§ What to do:
For the data below, transcribe the part that opens with the line containing "Rebuild this chart" and closes with the line containing "add_pie(tons_pct, 791, 93, 1341, 643)", exactly and with no pictures.

Entries with chart source code
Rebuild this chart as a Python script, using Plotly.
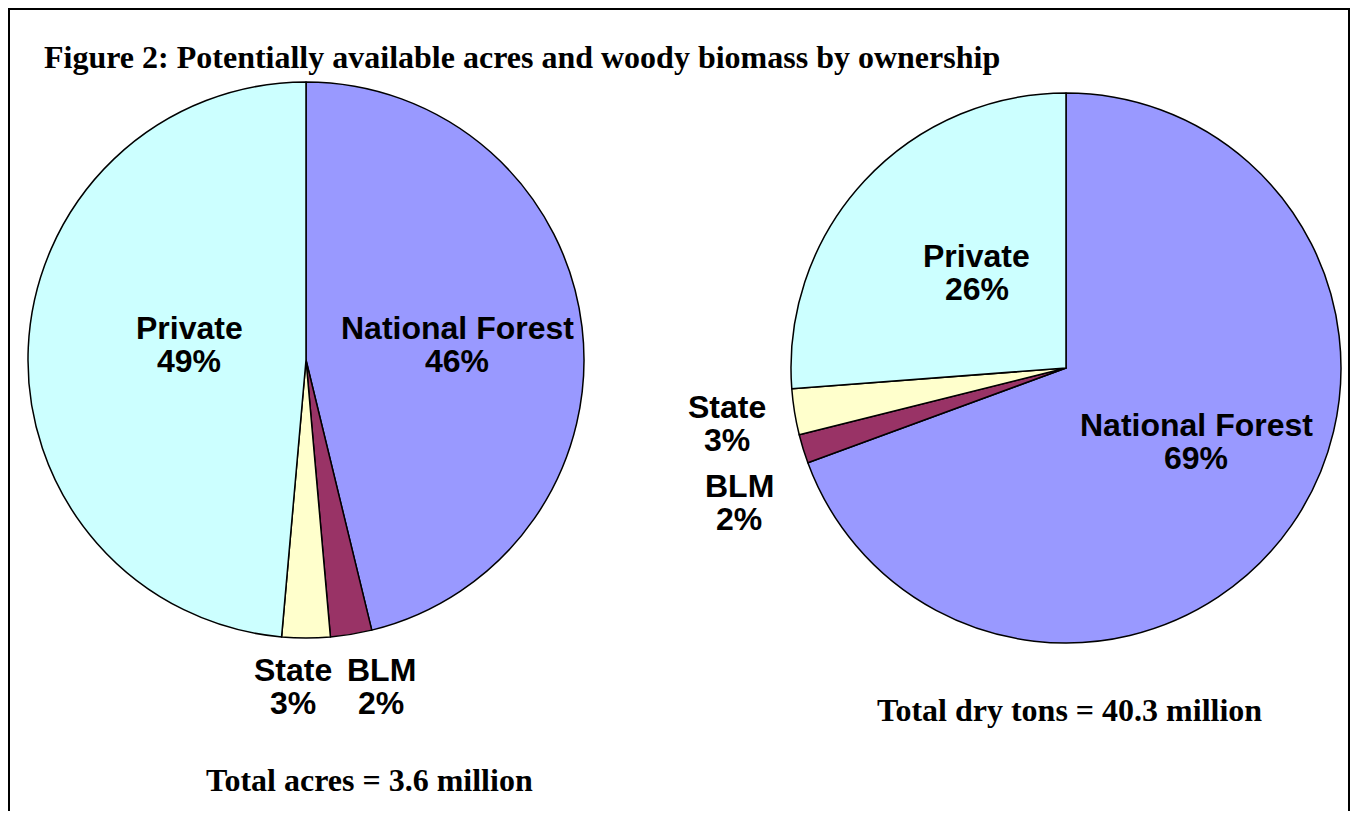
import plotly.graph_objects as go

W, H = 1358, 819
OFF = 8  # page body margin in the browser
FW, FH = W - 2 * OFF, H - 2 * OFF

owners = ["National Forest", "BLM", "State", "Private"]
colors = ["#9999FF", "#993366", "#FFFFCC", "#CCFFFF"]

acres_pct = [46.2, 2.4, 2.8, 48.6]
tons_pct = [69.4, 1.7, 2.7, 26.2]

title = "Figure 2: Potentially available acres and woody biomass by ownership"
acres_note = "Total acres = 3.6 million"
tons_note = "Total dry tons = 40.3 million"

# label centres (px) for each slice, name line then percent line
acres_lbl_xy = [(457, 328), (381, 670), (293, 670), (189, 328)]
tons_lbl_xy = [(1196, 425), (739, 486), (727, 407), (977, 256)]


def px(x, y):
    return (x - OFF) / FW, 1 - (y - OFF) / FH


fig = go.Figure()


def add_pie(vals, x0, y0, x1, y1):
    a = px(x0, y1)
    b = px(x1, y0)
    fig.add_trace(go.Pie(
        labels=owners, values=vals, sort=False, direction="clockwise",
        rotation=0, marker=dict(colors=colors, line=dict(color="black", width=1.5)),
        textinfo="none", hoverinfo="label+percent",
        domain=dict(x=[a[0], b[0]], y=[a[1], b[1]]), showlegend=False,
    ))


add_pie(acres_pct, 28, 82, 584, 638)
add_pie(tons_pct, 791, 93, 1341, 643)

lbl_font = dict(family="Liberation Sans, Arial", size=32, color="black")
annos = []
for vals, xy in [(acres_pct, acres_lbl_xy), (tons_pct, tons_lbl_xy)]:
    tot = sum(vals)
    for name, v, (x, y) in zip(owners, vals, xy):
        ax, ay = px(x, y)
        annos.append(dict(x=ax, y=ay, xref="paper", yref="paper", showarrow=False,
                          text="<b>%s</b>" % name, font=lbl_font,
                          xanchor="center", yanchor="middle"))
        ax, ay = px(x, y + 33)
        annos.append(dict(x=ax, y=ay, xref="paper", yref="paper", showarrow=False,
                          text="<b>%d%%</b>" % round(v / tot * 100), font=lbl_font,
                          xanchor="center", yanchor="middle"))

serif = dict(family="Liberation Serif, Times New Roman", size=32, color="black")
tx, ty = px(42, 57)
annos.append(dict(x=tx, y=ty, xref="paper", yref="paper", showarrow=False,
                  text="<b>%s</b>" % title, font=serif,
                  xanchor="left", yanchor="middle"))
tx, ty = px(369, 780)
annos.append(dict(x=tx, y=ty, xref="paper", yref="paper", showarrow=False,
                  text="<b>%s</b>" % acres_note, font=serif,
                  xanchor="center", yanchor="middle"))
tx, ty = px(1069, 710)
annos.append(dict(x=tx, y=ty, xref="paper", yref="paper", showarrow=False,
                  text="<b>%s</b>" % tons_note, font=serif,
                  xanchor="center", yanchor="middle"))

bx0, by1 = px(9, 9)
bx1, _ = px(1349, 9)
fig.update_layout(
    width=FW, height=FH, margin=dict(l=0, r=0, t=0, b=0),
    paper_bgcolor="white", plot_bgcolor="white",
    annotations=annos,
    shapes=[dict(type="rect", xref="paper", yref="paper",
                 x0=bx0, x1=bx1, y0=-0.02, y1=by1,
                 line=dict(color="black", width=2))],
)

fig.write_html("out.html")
...
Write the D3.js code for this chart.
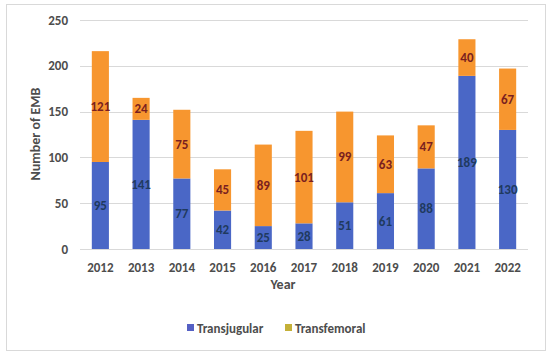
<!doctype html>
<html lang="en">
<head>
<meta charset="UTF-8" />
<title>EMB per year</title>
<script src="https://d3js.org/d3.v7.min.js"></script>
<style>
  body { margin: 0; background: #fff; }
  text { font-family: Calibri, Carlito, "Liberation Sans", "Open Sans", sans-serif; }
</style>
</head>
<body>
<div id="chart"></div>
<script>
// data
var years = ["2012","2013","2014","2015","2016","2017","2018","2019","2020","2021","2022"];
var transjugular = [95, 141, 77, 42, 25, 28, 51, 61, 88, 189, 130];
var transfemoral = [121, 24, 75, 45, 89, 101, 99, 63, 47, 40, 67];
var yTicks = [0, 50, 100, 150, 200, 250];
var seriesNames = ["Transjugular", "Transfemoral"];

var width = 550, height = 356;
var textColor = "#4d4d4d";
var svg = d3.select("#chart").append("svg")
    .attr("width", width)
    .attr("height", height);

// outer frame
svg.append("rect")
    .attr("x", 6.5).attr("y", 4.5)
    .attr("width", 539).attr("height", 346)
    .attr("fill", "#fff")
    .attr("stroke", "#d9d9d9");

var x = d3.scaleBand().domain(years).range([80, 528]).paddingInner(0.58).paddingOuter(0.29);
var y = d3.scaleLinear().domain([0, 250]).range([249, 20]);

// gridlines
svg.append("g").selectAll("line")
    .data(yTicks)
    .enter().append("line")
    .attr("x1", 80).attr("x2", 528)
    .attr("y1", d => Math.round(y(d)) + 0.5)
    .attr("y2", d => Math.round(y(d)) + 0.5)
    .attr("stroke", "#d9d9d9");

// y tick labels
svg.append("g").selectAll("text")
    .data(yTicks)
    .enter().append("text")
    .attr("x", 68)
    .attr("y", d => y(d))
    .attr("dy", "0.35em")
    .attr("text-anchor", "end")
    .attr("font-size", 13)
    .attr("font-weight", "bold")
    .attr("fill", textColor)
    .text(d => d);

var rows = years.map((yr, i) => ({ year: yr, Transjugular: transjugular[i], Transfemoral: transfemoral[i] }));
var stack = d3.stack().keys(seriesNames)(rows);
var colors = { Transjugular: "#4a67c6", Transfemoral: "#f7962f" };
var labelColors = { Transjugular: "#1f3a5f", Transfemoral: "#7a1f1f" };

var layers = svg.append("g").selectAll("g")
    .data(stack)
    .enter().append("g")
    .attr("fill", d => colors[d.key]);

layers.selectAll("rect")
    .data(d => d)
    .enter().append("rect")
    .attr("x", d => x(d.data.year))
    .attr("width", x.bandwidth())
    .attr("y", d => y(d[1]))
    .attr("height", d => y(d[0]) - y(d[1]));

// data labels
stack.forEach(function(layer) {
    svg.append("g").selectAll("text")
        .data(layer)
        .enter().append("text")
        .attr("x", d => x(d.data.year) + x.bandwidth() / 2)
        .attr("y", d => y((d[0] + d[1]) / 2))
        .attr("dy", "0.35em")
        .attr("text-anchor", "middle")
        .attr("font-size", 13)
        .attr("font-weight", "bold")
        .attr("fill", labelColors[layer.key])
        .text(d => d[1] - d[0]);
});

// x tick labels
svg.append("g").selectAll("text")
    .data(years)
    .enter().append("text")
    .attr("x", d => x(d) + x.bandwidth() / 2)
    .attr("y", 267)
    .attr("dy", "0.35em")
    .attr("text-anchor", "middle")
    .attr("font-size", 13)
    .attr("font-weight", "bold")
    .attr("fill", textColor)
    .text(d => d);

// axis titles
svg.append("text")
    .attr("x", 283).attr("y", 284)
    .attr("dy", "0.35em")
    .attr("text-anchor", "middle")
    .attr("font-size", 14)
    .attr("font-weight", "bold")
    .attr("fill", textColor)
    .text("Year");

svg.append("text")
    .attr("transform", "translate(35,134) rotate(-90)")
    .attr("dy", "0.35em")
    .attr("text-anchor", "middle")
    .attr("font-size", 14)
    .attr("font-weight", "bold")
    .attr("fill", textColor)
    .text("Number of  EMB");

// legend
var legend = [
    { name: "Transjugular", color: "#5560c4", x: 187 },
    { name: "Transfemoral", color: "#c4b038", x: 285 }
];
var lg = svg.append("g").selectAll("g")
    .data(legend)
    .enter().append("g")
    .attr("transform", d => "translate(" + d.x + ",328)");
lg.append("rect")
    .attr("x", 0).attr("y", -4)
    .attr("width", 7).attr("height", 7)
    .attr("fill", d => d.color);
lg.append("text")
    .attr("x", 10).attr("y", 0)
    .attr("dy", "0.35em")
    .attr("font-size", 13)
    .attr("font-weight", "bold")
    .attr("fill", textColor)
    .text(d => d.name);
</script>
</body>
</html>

§ Reply:
Rebuild this chart as a Python script, using Plotly.
import plotly.graph_objects as go

W, H = 1358, 819
OFF = 8  # page body margin in the browser
FW, FH = W - 2 * OFF, H - 2 * OFF

owners = ["National Forest", "BLM", "State", "Private"]
colors = ["#9999FF", "#993366", "#FFFFCC", "#CCFFFF"]

acres_pct = [46.2, 2.4, 2.8, 48.6]
tons_pct = [69.4, 1.7, 2.7, 26.2]

title = "Figure 2: Potentially available acres and woody biomass by ownership"
acres_note = "Total acres = 3.6 million"
tons_note = "Total dry tons = 40.3 million"

# label centres (px) for each slice, name line then percent line
acres_lbl_xy = [(457, 328), (381, 670), (293, 670), (189, 328)]
tons_lbl_xy = [(1196, 425), (739, 486), (727, 407), (977, 256)]


def px(x, y):
    return (x - OFF) / FW, 1 - (y - OFF) / FH


fig = go.Figure()


def add_pie(vals, x0, y0, x1, y1):
    a = px(x0, y1)
    b = px(x1, y0)
    fig.add_trace(go.Pie(
        labels=owners, values=vals, sort=False, direction="clockwise",
        rotation=0, marker=dict(colors=colors, line=dict(color="black", width=1.5)),
        textinfo="none", hoverinfo="label+percent",
        domain=dict(x=[a[0], b[0]], y=[a[1], b[1]]), showlegend=False,
    ))


add_pie(acres_pct, 28, 82, 584, 638)
add_pie(tons_pct, 791, 93, 1341, 643)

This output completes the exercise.